Both words, and Hannah Arendt's short book, Eichmann in Jerusalem: A Report on the Banality of Evil, immediately came to mind last night as I read the fourth paragraph in a New York Times article about the family separations. It was not totally unexpected that Attorney General Jeff Sessions was quoted as saying "We need to take away children" in the Justice Department Inspector General's report on the separations, but it was the following paragraph that made me think of Arendt's book.
"Rod J. Rosenstein, then the deputy attorney general, went even further in a second call about a week later, telling the five prosecutors that it did not matter how young the children were. He said that government lawyers should not have refused to prosecute two cases simply because the children were barely more than infants."

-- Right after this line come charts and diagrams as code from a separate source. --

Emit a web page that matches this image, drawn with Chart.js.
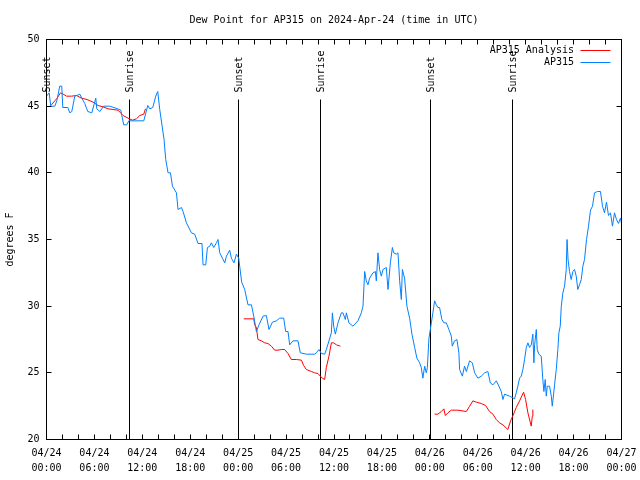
<!DOCTYPE html>
<html>
<head>
<meta charset="utf-8">
<script src="https://cdn.jsdelivr.net/npm/chart.js@4.4.1/dist/chart.umd.min.js"></script>
<style>
  html, body { margin: 0; padding: 0; background: #fff; }
</style>
</head>
<body>
<canvas id="chartCanvas" width="640" height="480"></canvas>
<script>
// -------- DATA (hours since 2024-04-24 00:00 UTC) --------
const titleText = 'Dew Point for AP315 on 2024-Apr-24 (time in UTC)';
const seriesNames = ['AP315 Analysis', 'AP315'];
const seriesColors = ['#ff0000', '#0080ff'];

// analysis: null value = gap in the line
const analysisHours = [
  0.62, 1.04, 1.33, 1.75, 2.08, 2.50, 3.13, 3.75, 4.38, 5.08, 5.83, 6.46, 7.08, 7.71, 8.34, 8.96,
  9.59, 10.21, 10.76, 11.26, 11.68, 12.18, 12.39,
  18,
  24.69, 25.95, 26.08, 26.28, 26.48, 26.91, 27.32, 27.73, 28.16, 28.57, 28.99, 29.41, 29.82, 30.24,
  30.66, 31.29, 31.92, 32.20, 32.54, 33.17, 33.58, 33.99, 34.29, 34.54, 34.83, 35.04, 35.37, 35.67,
  35.96, 36.30, 36.80,
  42,
  48.60, 49.01, 49.44, 49.76, 49.94, 50.26, 50.69, 51.52, 52.57, 52.98, 53.39, 53.82, 54.44, 54.98,
  55.48, 55.90, 56.32, 56.73, 57.15, 57.77, 58.11, 58.38, 58.82, 59.24, 59.74, 59.99, 60.28, 60.70,
  60.83, 60.90
];
const analysisValues = [
  45.1, 45.4, 45.6, 46.0, 45.9, 45.75, 45.75, 45.8, 45.6, 45.5, 45.3, 45.05, 44.95, 44.8, 44.75, 44.7,
  44.3, 44.1, 43.95, 44.05, 44.3, 44.4, 44.8,
  null,
  29.05, 29.05, 28.6, 28.4, 27.5, 27.4, 27.25, 27.2, 27.0, 26.7, 26.7, 26.75, 26.75, 26.45,
  26.0, 26.0, 25.95, 25.55, 25.25, 25.1, 25.0, 24.95, 24.75, 24.6, 24.5, 25.4, 26.25, 27.25,
  27.25, 27.1, 27.0,
  null,
  21.9, 21.9, 22.1, 22.3, 21.8, 22.0, 22.2, 22.2, 22.1, 22.5, 22.9, 22.8, 22.7, 22.55,
  22.1, 21.9, 21.5, 21.25, 21.1, 20.75, 21.4, 21.75, 22.4, 22.9, 23.55, 23.0, 22.0, 21.0,
  21.75, 22.25
];

const obsHours = [
  0.0, 0.33, 0.54, 1.04, 1.29, 1.66, 1.91, 2.04, 2.67, 2.92, 3.17, 3.54, 3.79, 4.17, 4.42, 4.79,
  5.17, 5.67, 6.17, 6.30, 6.67, 7.17, 7.92, 8.92, 9.30, 9.67, 10.05, 10.30, 12.18, 12.68, 12.93, 13.31,
  13.68, 13.93, 14.18, 14.72, 14.93, 15.22, 15.52, 15.77, 16.27, 16.47, 16.90, 17.10, 17.52, 18.15,
  18.56, 18.97, 19.47, 19.60, 19.94, 20.15, 20.44, 20.65, 20.94, 21.28, 21.48, 21.69, 22.03, 22.32,
  22.53, 22.94, 23.15, 23.48, 23.78, 24.07, 24.19, 24.44, 24.82, 25.23, 25.66, 25.95, 26.28, 26.61,
  27.11, 27.53, 27.86, 28.29, 28.79, 29.20, 29.70, 29.95, 30.24, 30.45, 30.86, 31.49, 31.78, 32.54,
  33.58, 33.79, 34.12, 34.42, 34.83, 35.04, 35.37, 35.67, 35.80, 35.96, 36.17, 36.50, 36.92, 37.12,
  37.42, 37.55, 37.87, 38.37, 39.00, 39.42, 39.63, 39.84, 40.04, 40.25, 40.46, 40.88, 41.18, 41.30,
  41.50, 41.71, 41.93, 42.13, 42.55, 42.76, 43.06, 43.31, 43.47, 43.81, 44.01, 44.22, 44.43, 44.56,
  44.84, 45.13, 45.47, 45.76, 46.10, 46.38, 46.72, 46.93, 47.13, 47.35, 47.56, 47.69, 47.89, 48.19,
  48.38, 48.60, 48.81, 49.01, 49.22, 49.51, 49.76, 50.06, 50.39, 50.69, 50.81, 51.10, 51.39, 51.64,
  51.73, 52.07, 52.35, 52.57, 52.98, 53.32, 53.61, 54.02, 54.44, 54.86, 55.27, 55.57, 55.90, 56.32,
  56.65, 56.95, 57.15, 57.36, 57.99, 58.61, 58.82, 59.02, 59.24, 59.45, 59.65, 59.86, 60.08, 60.28,
  60.49, 60.70, 60.90, 61.03, 61.12, 61.33, 61.45, 61.65, 61.95, 62.15, 62.28, 62.45, 62.58, 62.70,
  62.99, 63.21, 63.33, 63.50, 63.62, 63.83, 64.03, 64.16, 64.33, 64.46, 64.66, 64.87, 65.08, 65.18,
  65.31, 65.49, 65.70, 65.91, 66.12, 66.33, 66.53, 66.74, 66.96, 67.16, 67.37, 67.62, 67.87, 68.12,
  68.37, 68.62, 68.99, 69.37, 69.62, 69.87, 70.12, 70.37, 70.62, 70.87, 71.12, 71.37, 71.62, 71.87,
  72.0
];
const obsValues = [
  45.75, 46.0, 45.0, 45.0, 45.4, 46.5, 46.5, 44.9, 44.9, 44.5, 44.6, 45.75, 45.8, 45.9, 45.6, 45.2,
  44.6, 44.5, 45.6, 44.8, 44.6, 45.0, 45.0, 44.8, 44.7, 43.6, 43.6, 43.9, 43.9, 45.05, 44.8, 44.9,
  45.75, 46.1, 44.75, 42.5, 41.0, 40.0, 40.0, 39.0, 38.5, 37.25, 37.4, 37.1, 36.25, 35.5,
  35.4, 34.7, 34.7, 33.1, 33.1, 34.4, 34.5, 34.75, 34.4, 34.75, 35.0, 34.0, 33.6, 33.25,
  33.75, 34.2, 33.6, 33.25, 33.9, 33.6, 33.0, 31.8, 31.25, 30.1, 30.1, 29.25, 28.1, 28.6,
  29.25, 29.3, 28.25, 28.8, 28.9, 29.1, 29.1, 28.1, 28.1, 27.1, 27.4, 27.4, 26.5, 26.4,
  26.4, 26.5, 26.75, 26.45, 26.4, 26.75, 27.4, 28.0, 29.5, 28.5, 27.9, 28.75, 29.5, 29.5,
  29.0, 29.5, 28.75, 28.5, 28.9, 29.5, 30.0, 32.6, 31.9, 31.6, 32.1, 32.5, 32.6, 31.9,
  34.0, 32.75, 32.25, 32.75, 32.9, 31.25, 33.25, 34.4, 34.0, 33.9, 34.0, 31.9, 30.5, 32.75,
  32.1, 30.0, 29.1, 27.9, 26.9, 26.1, 25.75, 25.4, 24.6, 25.5, 25.0, 25.4, 27.6, 28.75,
  29.5, 30.4, 30.1, 29.9, 29.9, 29.0, 28.75, 28.75, 28.25, 27.75, 27.0, 27.4, 27.5, 26.5,
  25.25, 24.75, 25.5, 25.1, 25.9, 25.75, 25.0, 24.6, 24.75, 25.0, 25.1, 24.25, 24.1, 24.4,
  24.0, 23.6, 23.0, 23.4, 23.25, 23.05, 23.5, 24.0, 24.6, 24.75, 25.25, 26.0, 26.9, 27.25,
  26.9, 27.1, 27.9, 25.75, 27.1, 28.25, 26.75, 26.4, 26.25, 24.5, 23.6, 24.5, 23.25, 24.0,
  24.0, 23.25, 22.5, 23.4, 24.1, 25.25, 26.75, 28.0, 28.5, 30.0, 31.0, 31.5, 32.75, 35.0,
  33.5, 32.6, 32.0, 32.6, 32.75, 32.25, 31.25, 31.6, 32.0, 33.0, 33.5, 35.0, 36.0, 37.2,
  37.5, 38.5, 38.6, 38.6, 37.5, 37.0, 37.8, 36.8, 37.0, 36.0, 37.0, 36.5, 36.2, 36.6,
  36.2
];

// x tick labels, one pair every 6 hours
const tickDates = ['04/24', '04/24', '04/24', '04/24', '04/25', '04/25', '04/25', '04/25',
                   '04/26', '04/26', '04/26', '04/26', '04/27'];
const tickTimes = ['00:00', '06:00', '12:00', '18:00', '00:00', '06:00', '12:00', '18:00',
                   '00:00', '06:00', '12:00', '18:00', '00:00'];

// sunrise / sunset markers
const eventHours = [0, 10.35, 24.0, 34.3, 48.05, 58.35];
const eventNames = ['Sunset', 'Sunrise', 'Sunset', 'Sunrise', 'Sunset', 'Sunrise'];
const markerTop = 45.5;

const FONT_FAMILY = "'DejaVu Sans Mono', monospace";
const FONT = '10px ' + FONT_FAMILY;

function toPoints(hours, values) {
    return hours.map((h, i) => ({ x: h, y: values[i] }));
}

// -------- EXTRA DRAWING (gnuplot look) --------
const gnuplotLook = {
    id: 'gnuplotLook',
    beforeDatasetsDraw(chart) {
        const { ctx, chartArea: a, scales: { x, y } } = chart;
        ctx.save();
        ctx.strokeStyle = '#000';
        ctx.fillStyle = '#000';
        ctx.lineWidth = 1;
        ctx.font = FONT;
        const top = y.getPixelForValue(markerTop);
        eventHours.forEach((h, i) => {
            const px = Math.floor(x.getPixelForValue(h)) + 0.5;
            ctx.beginPath();
            ctx.moveTo(px, top);
            ctx.lineTo(px, a.bottom);
            ctx.stroke();
            ctx.save();
            ctx.translate(px + 1, top - 7);
            ctx.rotate(-Math.PI / 2);
            ctx.textAlign = 'left';
            ctx.textBaseline = 'middle';
            ctx.fillText(eventNames[i], 0, 0);
            ctx.restore();
        });
        ctx.restore();
    },
    afterDraw(chart) {
        const { ctx, chartArea: a, scales: { x, y } } = chart;
        ctx.save();
        ctx.strokeStyle = '#000';
        ctx.lineWidth = 1;

        // frame
        ctx.strokeRect(Math.floor(a.left) + 0.5, Math.floor(a.top) + 0.5,
            Math.floor(a.right) - Math.floor(a.left), Math.floor(a.bottom) - Math.floor(a.top));

        // inward ticks, all four sides
        ctx.beginPath();
        x.ticks.forEach(t => {
            const px = Math.floor(x.getPixelForValue(t.value)) + 0.5;
            ctx.moveTo(px, a.bottom); ctx.lineTo(px, a.bottom - 5);
            ctx.moveTo(px, a.top); ctx.lineTo(px, a.top + 5);
        });
        y.ticks.forEach(t => {
            const py = Math.floor(y.getPixelForValue(t.value)) + 0.5;
            ctx.moveTo(a.left, py); ctx.lineTo(a.left + 5, py);
            ctx.moveTo(a.right, py); ctx.lineTo(a.right - 5, py);
        });
        ctx.stroke();

        // title centred on the plot
        ctx.fillStyle = '#000';
        ctx.font = FONT;
        ctx.textAlign = 'center';
        ctx.textBaseline = 'middle';
        ctx.fillText(titleText, (a.left + a.right) / 2, 20);

        // key, top right inside the plot
        ctx.textAlign = 'right';
        seriesNames.forEach((name, i) => {
            const ly = a.top + 11 + i * 12;
            ctx.fillStyle = '#000';
            ctx.fillText(name, a.right - 47.5, ly);
            ctx.strokeStyle = seriesColors[i];
            ctx.beginPath();
            ctx.moveTo(a.right - 41, Math.floor(ly) + 0.5);
            ctx.lineTo(a.right - 11, Math.floor(ly) + 0.5);
            ctx.stroke();
        });
        ctx.restore();
    }
};

// -------- CHART --------
const chartCtx = document.getElementById('chartCanvas').getContext('2d');
window.dewChart = new Chart(chartCtx, {
    type: 'line',
    data: {
        datasets: [
            {
                label: seriesNames[0],
                data: toPoints(analysisHours, analysisValues),
                borderColor: seriesColors[0],
                borderWidth: 1,
                pointRadius: 0,
                tension: 0,
                spanGaps: false,
                order: 2
            },
            {
                label: seriesNames[1],
                data: toPoints(obsHours, obsValues),
                borderColor: seriesColors[1],
                borderWidth: 1,
                pointRadius: 0,
                tension: 0,
                order: 1
            }
        ]
    },
    options: {
        responsive: false,
        animation: false,
        layout: { padding: { left: 0, right: 18.5, top: 39.5, bottom: 0 } },
        plugins: {
            legend: { display: false },
            tooltip: { enabled: false },
            title: { display: false }
        },
        scales: {
            x: {
                type: 'linear',
                min: 0,
                max: 72,
                grid: { display: false, drawTicks: false },
                border: { display: false },
                ticks: {
                    stepSize: 2,
                    autoSkip: false,
                    maxRotation: 0,
                    padding: 6,
                    color: '#000',
                    font: { family: FONT_FAMILY, size: 10, lineHeight: 1.5 },
                    callback: v => (v % 6 === 0 ? [tickDates[v / 6], tickTimes[v / 6]] : '')
                },
                afterFit: s => {
                    s.height = 40.5;
                    s.paddingLeft = 0;
                    s.paddingRight = 0;
                }
            },
            y: {
                min: 20,
                max: 50,
                grid: { display: false, drawTicks: false },
                border: { display: false },
                ticks: {
                    stepSize: 5,
                    padding: 7,
                    color: '#000',
                    font: { family: FONT_FAMILY, size: 10 }
                },
                title: {
                    display: true,
                    text: 'degrees F',
                    color: '#000',
                    padding: { top: 4, bottom: 0 },
                    font: { family: FONT_FAMILY, size: 10 }
                },
                afterFit: s => { s.width = 46.5; }
            }
        }
    },
    plugins: [gnuplotLook]
});
</script>
</body>
</html>
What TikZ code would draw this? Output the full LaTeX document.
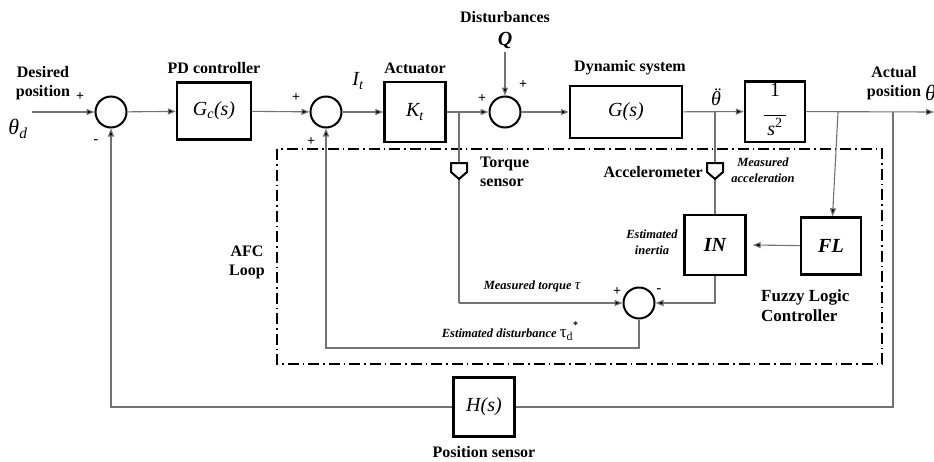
\documentclass[tikz,border=0pt]{standalone}
\usepackage{fontspec}
\setmainfont{Liberation Serif}
\usetikzlibrary{arrows.meta,calc}
\begin{document}
\begin{tikzpicture}[x=1pt,y=-1pt,
  wire/.style={draw=black!55, line width=1.1pt},
  arr/.style={wire, -{Triangle[length=8pt,width=6pt,fill=black]}},
  blk/.style={draw, line width=2.4pt, inner sep=0pt},
  sumj/.style={draw, circle, line width=2pt, minimum size=31pt, inner sep=0pt},
  lbl/.style={font=\bfseries\fontsize{16}{19}\selectfont, align=center, inner sep=0pt},
  ilbl/.style={font=\bfseries\itshape\fontsize{12.5}{16}\selectfont, align=center, inner sep=0pt},
  mth/.style={font=\itshape\fontsize{20}{22}\selectfont},
  sgn/.style={font=\bfseries\fontsize{14}{14}\selectfont, inner sep=0pt},
  afc/.style={line width=1.8pt, dash pattern=on 11pt off 4pt on 1.5pt off 4pt},
  sens/.style={line width=2pt, fill=white}
]
\useasboundingbox (0,0) rectangle (934,461);

% AFC box
\draw[afc] (277,149) rectangle (882,364);

% blocks
\node[sumj] (s1) at (111,112) {};
\node[blk, minimum width=74pt, minimum height=57pt, mth] (gc) at (214,111) {G\textsubscript{\textit{c}}(s)};
\node[sumj] (s2) at (326,112) {};
\node[blk, minimum width=61pt, minimum height=60pt, mth] (kt) at (415,112) {K\textsubscript{\textit{t}}};
\node[sumj] (s3) at (505,112) {};
\node[blk, minimum width=112pt, minimum height=52pt, mth] (g) at (626,112) {G(s)};
\node[blk, minimum width=60pt, minimum height=59pt] (int) at (775,111.5)
  {\fontsize{20}{22}\selectfont\begin{tabular}{@{}c@{}}1\\[-3pt]\rule{22pt}{0.7pt}\\[-4pt]\textit{s}\textsuperscript{\upshape 2}\end{tabular}};
\node[blk, minimum width=61pt, minimum height=60pt, font=\bfseries\itshape\fontsize{20}{22}\selectfont] (in) at (715,245) {IN};
\node[blk, minimum width=60pt, minimum height=57pt, font=\bfseries\itshape\fontsize{20}{22}\selectfont] (fl) at (831,246) {FL};
\node[sumj] (s4) at (639,303) {};
\node[blk, minimum width=61pt, minimum height=59pt, mth] (h) at (484,407) {H(s)};

% coordinates
\coordinate (inp) at (32,112);
\coordinate (b1) at (459,112);
\coordinate (b2) at (715,112);
\coordinate (b3) at (838,112);
\coordinate (b4) at (893,112);
\coordinate (outp) at (934,112);
\coordinate (q) at (505,52);
\coordinate (c1) at (893,407);
\coordinate (c2) at (111,407);
\coordinate (c3) at (459,303);
\coordinate (c4) at (715,303);
\coordinate (c5) at (639,348);
\coordinate (c6) at (326,348);

% sensors
\coordinate (ts) at (459,163);
\coordinate (as) at (715,163);

% main path
\draw[arr] (inp) -- (s1);
\draw[arr] (s1) -- (gc);
\draw[arr] (gc) -- (s2);
\draw[arr] (s2) -- (kt);
\draw[arr] (kt) -- (s3);
\draw[arr] (q) -- (s3);
\draw[arr] (s3) -- (g);
\draw[arr] (g) -- (int);
\draw[arr] (int) -- (outp);
\draw[arr] (b3) -- (fl);
\draw[arr] (fl) -- ([xshift=6pt]in.east);
\draw[wire] (b4) -- (c1) -- (h.east);
\draw[arr] (h.west) -- (c2) -- (s1);
% AFC loop wiring
\draw[wire] (b1) -- (c3);
\draw[arr] (c3) -- (s4);
\draw[wire] (b2) -- (in.north);
\draw[arr] (in.south) -- (c4) -- (s4);
\draw[arr] (s4) -- (c5) -- (c6) -- (s2);

% sensor shapes
\draw[sens] ($(ts)+(-8,0)$) -- ++(16,0) -- ++(0,9) -- ++(-8,7) -- ++(-8,-7) -- cycle;
\draw[sens] ($(as)+(-8,0)$) -- ++(16,0) -- ++(0,9) -- ++(-8,7) -- ++(-8,-7) -- cycle;

% labels
\node[lbl] (ldes) at (43,83) {Desired\\position};
\node[font=\itshape\fontsize{22}{22}\selectfont, inner sep=0pt] (lthd) at (18,129) {θ\textsubscript{\textit{d}}};
\node[lbl] (lpd) at (214,68) {PD controller};
\node[lbl] (lact) at (415,68) {Actuator};
\node[lbl] (ldist) at (505,17) {Disturbances};
\node[font=\bfseries\itshape\fontsize{20}{22}\selectfont, inner sep=0pt] (lq) at (505,40) {Q};
\node[lbl] (ldyn) at (630,68) {Dynamic system};
\node[font=\itshape\fontsize{20}{22}\selectfont, inner sep=0pt] (lit) at (358,81) {I\textsubscript{\textit{t}}};
\node[font=\itshape\fontsize{20}{22}\selectfont, inner sep=0pt] (lacc) at (716,97)
  {\makebox[0pt][l]{\raisebox{4pt}{\kern3.5pt\upshape ¨}}θ};
\node[lbl] (lactual) at (894,83) {Actual\\position};
\node[font=\itshape\fontsize{22}{22}\selectfont, inner sep=0pt, anchor=west] (lth) at (925,93) {θ};
\node[lbl, anchor=west, align=left] (ltorq) at (480,172) {Torque\\sensor};
\node[lbl, anchor=east] (laccel) at (703,172) {Accelerometer};
\node[ilbl] (lmacc) at (763,170) {Measured\\acceleration};
\node[ilbl] (lest) at (652,242) {Estimated\\inertia};
\node[lbl, anchor=west, align=left, font=\bfseries\fontsize{17}{20}\selectfont] (lfuzzy) at (761,306) {Fuzzy Logic\\Controller};
\node[lbl] (lafc) at (247,262) {AFC\\Loop};
\node[ilbl] (lmt) at (532,286) {Measured torque {\mdseries\fontsize{15}{15}\selectfont τ}};
\node[ilbl] (led) at (510,331) {Estimated disturbance {\mdseries\upshape\fontsize{17}{17}\selectfont τ\textsubscript{d}\raisebox{9pt}{\bfseries\fontsize{10}{10}\selectfont *}}};
\node[lbl] (lpos) at (484,452) {Position sensor};

% signs
\node[sgn] at (80,97) {+};
\node[sgn] at (96,142) {-};
\node[sgn] at (296,98) {+};
\node[sgn] at (311,142) {+};
\node[sgn] at (482,99) {+};
\node[sgn] at (523,85) {+};
\node[sgn] at (617,292) {+};
\node[sgn] at (659,291) {-};
\end{tikzpicture}
\end{document}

It's been more than forty years since I read Eichmann in Jerusalem in college, but it has always stuck with me on a very deep level. Evil, real evil, will always need bureaucrats who are simply efficient at doing their jobs, no matter who the boss is. All of us who have worked in the corporate world (I had decades in that environment) have met many potential Eichmanns and Rosensteins who are almost invisible in an office environment, and who would easily and efficiently (if not eagerly) implement or amplify orders without ever questioning the ethics behind them or the effects they might have on other people.
"For when I speak of the banality of evil, I do so only on the strictly factual level, pointing to a phenomenon which stared one in the face at the trial. Eichmann was not Iago and not Macbeth, and nothing would have been farther from his mind than to determine with Richard III 'to prove a villain.' Except for an extraordinary diligence in looking out for his personal advancement, he had no motives at all."